Not sure why this is a big issue, but I suppose until it was studied, no one really knew how big of an issue it could be.
Anyway, thanks again.
On second inspection, however, the paper seems to indicate that they are concerned with ongoing emissions from hydro-electric. I can see the one time effect of converting a certain terrestrial biomass to an aquatic state and lowering the overall amount of CO2 sequestered (in trees for example), but the amount of CO2 and methane actually generated by the hydro-plant’s ongoing operation should be near nil, except for the before mentioned maintenance requirements.
Still not sure why this has any validity whatsoever.
Let’s say you could instantly convert a free flowing river to a hydo-capable impoundment with a mature biomass; the difference in CO2 content from state 1 to state 2 would be the only difference, as the hydro dam doesn’t actually produce CO2 or methane in it’s operation.
“Through an analysis of 85 globally-distributed hydroelectric reservoirs, the authors revealed that these systems emit 48 million metric tons of carbon annually, a downgrade from earlier estimates of 321 million metric tons. Further putting things in perspective, hydroelectric reservoirs are responsible for less than 16% of the total carbon dioxide and methane emissions from all types of human-made reservoirs combined.”
Now I don’t get where either the 48 or 321 metric tons comes from, once the existing vegetation becomes flooded and releases its CO2. That should be the end of it; beginning state minus end state equals total amount of emmission, not an annual figure, but a total figure divided over a period of one or two years and then done.
Their paper still doesn’t make much sense. Once the landscape is changed the CO2 state should remain at equilibrium, producing no additional CO2, hydro or not.
At last I can compare a Hydro electric lake to an SUV. Now all we need to do is convert to a rate for electic cars and we’ll have a universal measuring system to compare buses to swimming pools.
Obviously, we’re damned if we do and damned if we don’t, so the only thing that’s going to make the environmentalists happy is for us plebes to kindly report to the suicide booths.

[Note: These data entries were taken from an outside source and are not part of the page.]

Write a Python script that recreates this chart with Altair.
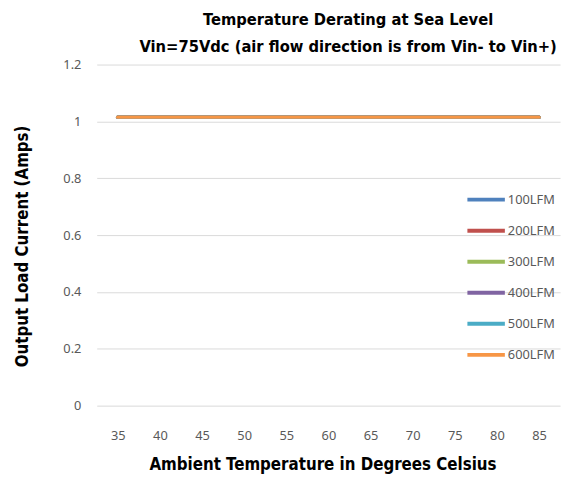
import altair as alt
import pandas as pd

temps = [35, 40, 45, 50, 55, 60, 65, 70, 75, 80, 85]
series_names = ["100LFM", "200LFM", "300LFM", "400LFM", "500LFM", "600LFM"]
lfm100 = [1.015, 1.015, 1.015, 1.015, 1.015, 1.015, 1.015, 1.015, 1.015, 1.015, 1.015]
lfm200 = [1.015, 1.015, 1.015, 1.015, 1.015, 1.015, 1.015, 1.015, 1.015, 1.015, 1.015]
lfm300 = [1.015, 1.015, 1.015, 1.015, 1.015, 1.015, 1.015, 1.015, 1.015, 1.015, 1.015]
lfm400 = [1.015, 1.015, 1.015, 1.015, 1.015, 1.015, 1.015, 1.015, 1.015, 1.015, 1.015]
lfm500 = [1.015, 1.015, 1.015, 1.015, 1.015, 1.015, 1.015, 1.015, 1.015, 1.015, 1.015]
lfm600 = [1.015, 1.015, 1.015, 1.015, 1.015, 1.015, 1.015, 1.015, 1.015, 1.015, 1.015]
colors = ["#4F81BD", "#C0504D", "#9BBB59", "#8064A2", "#4BACC6", "#F79646"]
y_ticks = [0, 0.2, 0.4, 0.6, 0.8, 1.0, 1.2]

values = [lfm100, lfm200, lfm300, lfm400, lfm500, lfm600]
rows = []
for i, (name, vals) in enumerate(zip(series_names, values)):
    for t, v in zip(temps, vals):
        rows.append({"temp": t, "current": v, "series": name, "order": i})
df = pd.DataFrame(rows)

title_font = "DejaVu Sans Condensed, DejaVu Sans, sans-serif"
label_font = "Noto Sans"

chart = alt.Chart(df).mark_line(strokeWidth=3.5, strokeCap="round").encode(
    x=alt.X("temp:Q",
            scale=alt.Scale(domain=[32.5, 87.5], nice=False, zero=False),
            axis=alt.Axis(values=temps, title="Ambient Temperature in Degrees Celsius",
                          grid=False, ticks=False, domain=False,
                          labelPadding=24, labelFont=label_font, labelFontSize=13,
                          labelColor="#595959",
                          titleFont=title_font, titleFontSize=17, titleFontWeight="bold",
                          titleColor="#000000", titleX=229, titleY=60, titleBaseline="middle")),
    y=alt.Y("current:Q",
            scale=alt.Scale(domain=[0, 1.2], nice=False),
            axis=alt.Axis(values=y_ticks, format="~g", title="Output Load Current (Amps)",
                          grid=True, gridColor="#D9D9D9", gridWidth=1,
                          ticks=False, domain=False,
                          labelPadding=16, labelFont=label_font, labelFontSize=13,
                          labelColor="#595959",
                          titleFont=title_font, titleFontSize=17, titleFontWeight="bold",
                          titleColor="#000000", titleX=-75, titleY=184,
                          titleBaseline="middle")),
    color=alt.Color("series:N",
                    scale=alt.Scale(domain=series_names, range=colors),
                    legend=alt.Legend(title=None, orient="none", legendX=374, legendY=116,
                                      symbolType="stroke", symbolSize=1444,
                                      symbolStrokeWidth=4, labelFont=label_font,
                                      labelFontSize=13, labelColor="#595959",
                                      labelOffset=1, rowPadding=2.5)),
    order=alt.Order("order:Q"),
    detail="series:N",
).properties(
    width=470,
    height=346,
    padding={"left": 90, "top": 54, "right": 5, "bottom": 68},
    autosize=alt.AutoSizeParams(type="none"),
    title=alt.TitleParams(
        text=["Temperature Derating at Sea Level",
              "Vin=75Vdc (air flow direction is from Vin- to Vin+)"],
        font=title_font, fontSize=16.6, fontWeight="bold", color="#000000",
        lineHeight=28, anchor="middle", offset=3, dx=20),
).configure_view(stroke=None)

chart.save("out.html", embed_options={"renderer": "svg", "actions": False})
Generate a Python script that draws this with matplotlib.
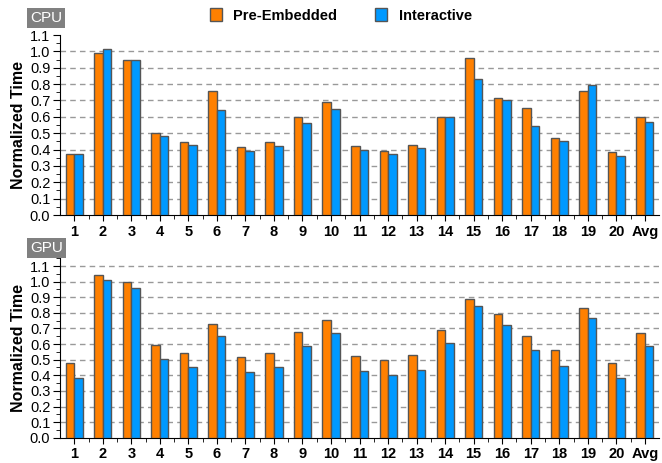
import numpy as np
import matplotlib.pyplot as plt
from matplotlib.ticker import MultipleLocator

plt.rcParams['font.family'] = ['Liberation Sans', 'DejaVu Sans']

labels = [str(i) for i in range(1, 21)] + ['Avg']

cpu_pre = [0.375, 0.99, 0.945, 0.50, 0.445, 0.755, 0.415, 0.445, 0.60, 0.69,
           0.42, 0.39, 0.425, 0.60, 0.96, 0.715, 0.655, 0.47, 0.755, 0.385, 0.60]
cpu_int = [0.37, 1.015, 0.95, 0.48, 0.43, 0.64, 0.39, 0.42, 0.56, 0.65,
           0.40, 0.375, 0.41, 0.60, 0.83, 0.70, 0.545, 0.45, 0.795, 0.36, 0.57]

gpu_pre = [0.48, 1.04, 1.0, 0.595, 0.545, 0.73, 0.515, 0.545, 0.68, 0.755,
           0.525, 0.495, 0.53, 0.69, 0.89, 0.79, 0.655, 0.56, 0.83, 0.48, 0.67]
gpu_int = [0.38, 1.01, 0.96, 0.505, 0.455, 0.65, 0.42, 0.455, 0.585, 0.67,
           0.43, 0.40, 0.435, 0.61, 0.845, 0.72, 0.56, 0.46, 0.77, 0.385, 0.585]

orange = '#FF8000'
blue = '#0099FF'
edge = '#555555'
w = 0.3

fig = plt.figure(figsize=(6.62, 4.63), dpi=100)
ax1 = fig.add_axes([0.0906, 0.5356, 0.905, 0.3888])
ax2 = fig.add_axes([0.0906, 0.0546, 0.905, 0.3876])


def draw(ax, pre, inter, ytop, tag, tag_y):
    x = np.arange(len(labels))
    ax.bar(x - w / 2, pre, w, color=orange, edgecolor=edge, linewidth=1,
           label='Pre-Embedded', zorder=3)
    ax.bar(x + w / 2, inter, w, color=blue, edgecolor=edge, linewidth=1,
           label='Interactive', zorder=3)
    ax.set_xlim(-0.5, len(labels) - 0.5)
    ax.set_ylim(0, ytop)
    ax.set_xticks(x)
    ax.set_xticklabels(labels, fontweight='bold', fontsize=10.5)
    ax.set_xticks(x[:-1] + 0.5, minor=True)
    ax.tick_params(axis='x', which='major', length=4, direction='out', pad=3)
    ax.tick_params(axis='x', which='minor', length=3, direction='out')
    ax.set_yticks(np.arange(0, 1.11, 0.1))
    ax.set_yticklabels(['%.1f' % v for v in np.arange(0, 1.11, 0.1)], fontsize=10.5)
    ax.yaxis.set_minor_locator(MultipleLocator(0.05))
    ax.tick_params(axis='y', which='major', length=5, direction='out', pad=2)
    ax.tick_params(axis='y', which='minor', length=3, direction='out')
    for v in np.arange(0.1, 1.11, 0.1):
        if v < ytop - 0.02:
            ax.axhline(v, color='#999999', linestyle=(0, (4, 3)), linewidth=1, zorder=1)
    ax.spines['top'].set_visible(False)
    ax.spines['right'].set_visible(False)
    ax.set_ylabel('Normalized Time', fontweight='bold', fontsize=11.5, labelpad=3)
    ax.text(-0.05, tag_y, tag, transform=ax.transAxes,
            fontsize=11, color='white', va='bottom', ha='left',
            bbox=dict(facecolor='#808080', edgecolor='none', pad=2.2))


draw(ax1, cpu_pre, cpu_int, 1.1, 'CPU', 1.055)
draw(ax2, gpu_pre, gpu_int, 1.15, 'GPU', 1.02)

fig.legend(*ax1.get_legend_handles_labels(), loc='upper center',
           bbox_to_anchor=(0.515, 1.01), ncol=2, frameon=False,
           prop={'weight': 'bold', 'size': 10.5}, handlelength=0.8,
           handleheight=0.9, columnspacing=2.6, handletextpad=0.8)

fig.savefig('out.png', dpi=100)
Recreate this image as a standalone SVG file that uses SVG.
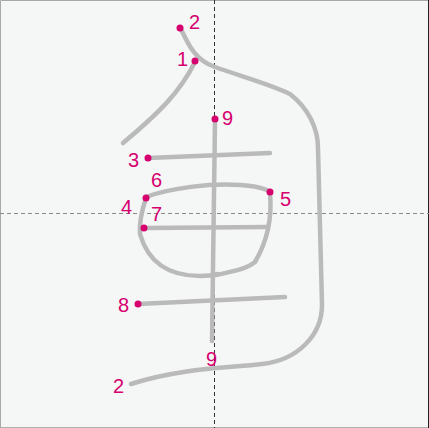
<svg xmlns="http://www.w3.org/2000/svg" width="429" height="428" viewBox="0 0 429 428">
<style>
.s{fill:none;stroke:#bababa;stroke-width:4.5;stroke-linecap:round;stroke-linejoin:round}
.d{fill:#d6006f}
.n{fill:#d6006f;font-family:"Liberation Sans",Arial,sans-serif;font-size:20px}
.g{stroke-width:1;stroke-dasharray:4,3}
</style>
<rect x="0" y="0" width="429" height="428" fill="#f5f6f6"/>
<path d="M0.5 428V0.5H429" fill="none" stroke="#a8a8a8"/>
<path d="M0 427.5H428" stroke="#b0b0b0"/>
<path d="M428.5 0V428" stroke="#222"/>
<g id="grid">
<line class="g" x1="0" y1="213.5" x2="429" y2="213.5" stroke="#8a8a8a"/>
<line class="g" x1="214.5" y1="0" x2="214.5" y2="428" stroke="#333"/>
</g>
<g id="connectors">
<path id="s1" class="s" d="M195 62C180 92 160 112 123 143"/>
<path id="s2" class="s" d="M181 29C188 44 195 60 215 67C240 76 270 84 290 94C308 108 318 128 318 148L322 305C322 335 298 360 262 364C230 368 180 368 131 384"/>
<path id="s3" class="s" d="M148 158L270 153"/>
<path id="s4" class="s" d="M146 198C142 210 139 222 140 234C148 262 168 276 200 276C210 276 214 275 218 274"/>
<path id="s5" class="s" d="M270 193C272 215 268 240 255 262C245 270 230 272 212 276"/>
<path id="s6" class="s" d="M146 197C170 188 210 183 240 185C255 186 265 188 270 192"/>
<path id="s7" class="s" d="M144 228L268 227"/>
<path id="s8" class="s" d="M138 304L285 297"/>
<path id="s9" class="s" d="M215 120L212 341"/>
</g>
<g id="dots">
<circle class="d" cx="195" cy="61" r="3.5"/>
<circle class="d" cx="180" cy="28" r="3.5"/>
<circle class="d" cx="215" cy="119" r="3.5"/>
<circle class="d" cx="148" cy="158" r="3.5"/>
<circle class="d" cx="146" cy="198" r="3.5"/>
<circle class="d" cx="270" cy="192" r="3.5"/>
<circle class="d" cx="144" cy="228" r="3.5"/>
<circle class="d" cx="138" cy="304" r="3.5"/>
</g>
<g id="labels">
<text class="n" x="189" y="29">2</text>
<text class="n" x="177" y="66">1</text>
<text class="n" x="222" y="125">9</text>
<text class="n" x="128" y="167">3</text>
<text class="n" x="151" y="187">6</text>
<text class="n" x="280" y="206">5</text>
<text class="n" x="121" y="214">4</text>
<text class="n" x="151" y="221">7</text>
<text class="n" x="118" y="312">8</text>
<text class="n" x="206" y="366">9</text>
<text class="n" x="113" y="393">2</text>
</g>
</svg>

Our remains can go to make soylent green.
re: Bob Kutz’ “On second inspection…”
I concur and was assuming that the researchers were ‘amortizing’ the one-time hit over some unspecified period to show a per-annum rate. I can’t find anything in the paper to confirm it, though. I do find several comments about hydro dams encouraging more mixing and therefore being less effective as carbon sinks than the more static water bodies behind a non-hydro dam but that doesn’t challenge your first assumption that at equilibrium it should approximate the original free-moving river.

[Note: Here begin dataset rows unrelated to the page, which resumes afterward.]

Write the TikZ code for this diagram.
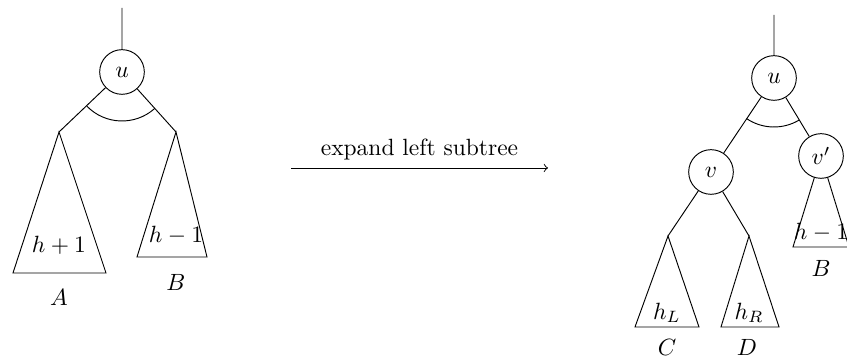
\documentclass[tikz,border=0pt]{standalone}
\usetikzlibrary{calc}
\tikzset{>=to,vert/.style={circle,draw,fill=white,inner sep=0pt,minimum size=19pt}}
\begin{document}
\begin{tikzpicture}[x=0.4255pt,y=0.4255pt]
\useasboundingbox (0,0) rectangle (847,358);
% before
\coordinate (top) at (122,350);
\node[vert] (u) at (122,286) {$u$};
\coordinate (a) at (59,226);
\coordinate (b) at (176,226);
\draw (top) -- (u) (u) -- (a) (u) -- (b);
\draw (a) -- (13,85) -- (106,85) -- cycle;
\draw (b) -- (137,101) -- (207,101) -- cycle;
\draw ($(u)+(224:49)$) arc[start angle=224,end angle=312,radius=49];
\foreach \x/\y/\lab in {59/113/h+1,176/123/h-1,59/61/A,176/76/B}
 {\node at (\x,\y){$\lab$};}
% arrow
\coordinate (arrS) at (291,190);
\coordinate (arrE) at (548,190);
\draw[->] (arrS) -- node[above=0pt]{expand left subtree} (arrE);
% after
\coordinate (top2) at (774,343);
\node[vert] (u2) at (774,280) {$u$};
\draw (821,202) -- (793,111) -- (849,111) -- cycle;
\node[vert] (v) at (711,186) {$v$};
\node[vert] (vp) at (821,202) {$v'$};
\coordinate (c) at (668,122);
\coordinate (d) at (749,122);
\draw (top2) -- (u2) (u2) -- (v) (u2) -- (vp) (v) -- (c) (v) -- (d);
\draw (c) -- (635,31) -- (699,31) -- cycle;
\draw (d) -- (721,31) -- (779,31) -- cycle;
\draw ($(u2)+(236:49)$) arc[start angle=236,end angle=301,radius=49];
\foreach \x/\y/\lab in {667/45/h_L,749/45/h_R,821/126/h-1,667/11/C,747/11/D,821/90/B}
 {\node at (\x,\y){$\lab$};}
\end{tikzpicture}
\end{document}
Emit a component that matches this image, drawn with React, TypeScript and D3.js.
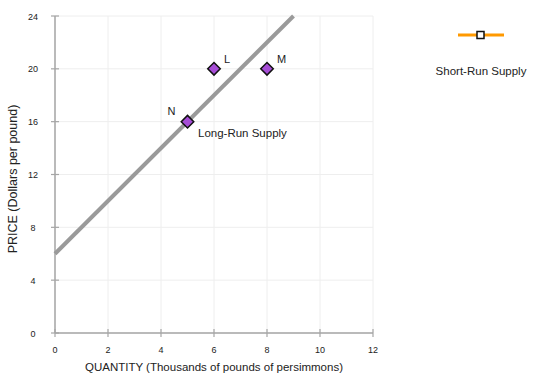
import React from 'react';
import * as d3 from 'd3';

const xTicks = [0, 2, 4, 6, 8, 10, 12];
const yTicks = [0, 4, 8, 12, 16, 20, 24];
const longRunSupply = [
  { q: 0, p: 6 },
  { q: 9, p: 24 },
];
const points = [
  { name: 'L', q: 6, p: 20, dx: 10, dy: -6 },
  { name: 'M', q: 8, p: 20, dx: 10, dy: -6 },
  { name: 'N', q: 5, p: 16, dx: -20, dy: -7 },
];

const W = 541;
const H = 389;
const margin = { left: 55, top: 16, right: 168, bottom: 56 };
const font = 'Liberation Sans, Arial, sans-serif';

const x = d3.scaleLinear().domain([0, 12]).range([margin.left, W - margin.right]);
const y = d3.scaleLinear().domain([0, 24]).range([H - margin.bottom, margin.top]);

const line = d3
  .line<{ q: number; p: number }>()
  .x((d) => x(d.q))
  .y((d) => y(d.p));

const diamond = d3.symbol().type(d3.symbolDiamond2).size(100);

export default function App() {
  return (
    <svg
      width={W}
      height={H}
      style={{ position: 'absolute', left: 0, top: 0, background: '#fff' }}
      fontFamily={font}
    >
      {/* grid */}
      {xTicks.map((t) => (
        <line key={'gx' + t} x1={x(t)} x2={x(t)} y1={y(24)} y2={y(0)} stroke="#eeeeee" />
      ))}
      {yTicks.map((t) => (
        <line key={'gy' + t} x1={x(0)} x2={x(12)} y1={y(t)} y2={y(t)} stroke="#eeeeee" />
      ))}

      {/* axes */}
      <line x1={x(0)} x2={x(12)} y1={y(0)} y2={y(0)} stroke="#a6a6a6" strokeWidth={1.5} />
      <line x1={x(0)} x2={x(0)} y1={y(0)} y2={y(24)} stroke="#a6a6a6" strokeWidth={1.5} />
      {xTicks.map((t) => (
        <g key={'tx' + t}>
          <line x1={x(t)} x2={x(t)} y1={y(0) - 4} y2={y(0) + 4} stroke="#a6a6a6" strokeWidth={1.2} />
          <text x={x(t)} y={y(0) + 20} fontSize={9} textAnchor="middle" fill="#222">
            {t}
          </text>
        </g>
      ))}
      {yTicks.map((t) => (
        <g key={'ty' + t}>
          <line x1={x(0) - 4} x2={x(0) + 4} y1={y(t)} y2={y(t)} stroke="#a6a6a6" strokeWidth={1.2} />
          <text x={33} y={y(t) + 3.5} fontSize={9} textAnchor="middle" fill="#222">
            {t}
          </text>
        </g>
      ))}

      <text x={214} y={371} fontSize={11.5} textAnchor="middle" fill="#222">
        QUANTITY (Thousands of pounds of persimmons)
      </text>
      <text
        transform="translate(17,179) rotate(-90)"
        fontSize={12.5}
        textAnchor="middle"
        fill="#222"
      >
        PRICE (Dollars per pound)
      </text>

      {/* long-run supply */}
      <path d={line(longRunSupply) ?? ''} stroke="#9a9a9a" strokeWidth={4} fill="none" />
      <text x={198} y={137} fontSize={11.5} fill="#222">
        Long-Run Supply
      </text>

      {points.map((d) => (
        <g key={d.name}>
          <path
            d={diamond() ?? ''}
            transform={`translate(${x(d.q)},${y(d.p)})`}
            fill="#a64dd6"
            stroke="#111"
            strokeWidth={1.5}
          />
          <text x={x(d.q) + d.dx} y={y(d.p) + d.dy} fontSize={11} fill="#222">
            {d.name}
          </text>
        </g>
      ))}

      {/* legend */}
      <line x1={458} x2={504} y1={35} y2={35} stroke="#ff9900" strokeWidth={3} />
      <rect x={477} y={31.5} width={7} height={7} fill="#fff" stroke="#111" strokeWidth={1.5} />
      <text x={481} y={75} fontSize={11.5} textAnchor="middle" fill="#222">
        Short-Run Supply
      </text>
    </svg>
  );
}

Their main point, however, is merely that the analysis done on temperate-climate dams will be significantly different from the analysis on a dams in a tropical climate. Given the difference in total flooded biomass (much greater in tropical areas) and the difference in ratio of leaf biomass (which rots readily) to trunk biomass (which doesn’t), this is unsurprising. But now it’s a bit better quantified.
The sahara loses more heat at night than it gains during the day – the only reason it stays warm is wind. Why do deserts lose so much heat at night – simple, lack of water – the GHG that accounts for 99% of all warming
“…flooding creates lake-like conditions that generate carbon dioxide and methane.”

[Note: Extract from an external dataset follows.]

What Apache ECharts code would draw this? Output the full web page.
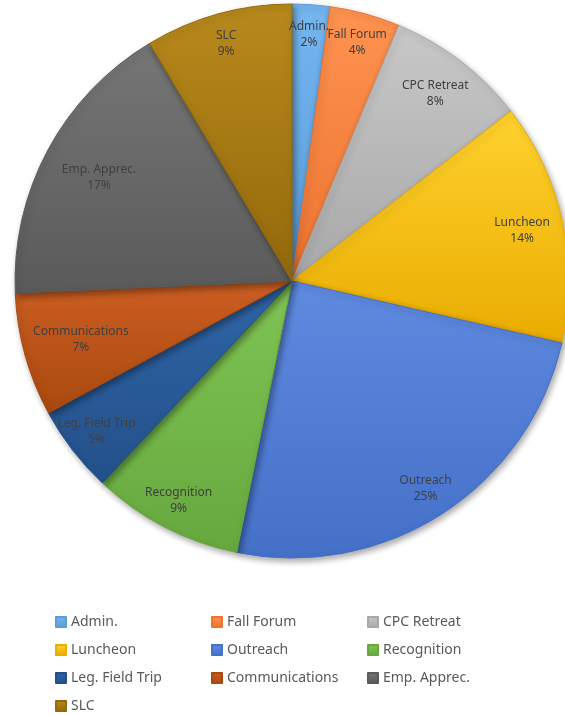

So, why didn’t the EPA outlaw the recent flooding of the Mississippi River?
Perhaps reading the following post, “Carbon sequestration through hydroelectric generation: A variable never considered.” show first ever written about the problem. But there’s only one problem, it is written in Portuguese (but now with the Google translation !)
Lost Link for comment
http://engenheiro.blogspot.com/2010/08/captura-de-carbono-via-geracao.html
Google “Lake Nasser,” and “Aswan Dam,” and “Toshka Lakes,” and “New Valley Project.”
What fun it would be to get paid for trying to figure out how all this diversion of the Nile River is adding and subtracting to levels of H2O, Methane and CO2 in the atmosphere, and is adding and subtracting to the world’s stored carbon supply.
Great work, if you can get it.
It’s simple. If studies show that hydroelectric power is responsible for producing greenhouse gasses, it can be taxed in the future.
The only anomaly of this theory is that there isn’t taxation yet on greenhouse gasses, but can be explained that the last attempt to introduce a global tax system luckily failed. The idea of a global co2 tax is still an orgasmatic solution of a non-existent problem by leftish thinkers.
I believe the following paper is of relevance:
http://www.un.org/esa/sustdev/sdissues/energy/op/hydro_tremblaypaper.pdf
Highlights:
Temperate and boreal hydroelectric reservoirs produce far below the average of traditional thermal alternatives (8% max, Full Energy Chain, in gCO2 equiv./ kWh(e).h).
Dams in tropical regions vary significantly, from 1% to 200% of traditional thermal alternatives.
Much of the average emissions come from the initial decay of organic matter; It is expect that emissions will decline over time.
Hydro-electric generation is on average comparable in total average emissions with other renewables in tropical regions; There exists however a considerable variance. In temperate and boreal regions however, hydro-electric generation is by far the lowest in total average emissions /kwh )
Interesting that Nuclear also fares favorably compared to renewables (probably due to manufacturing processes).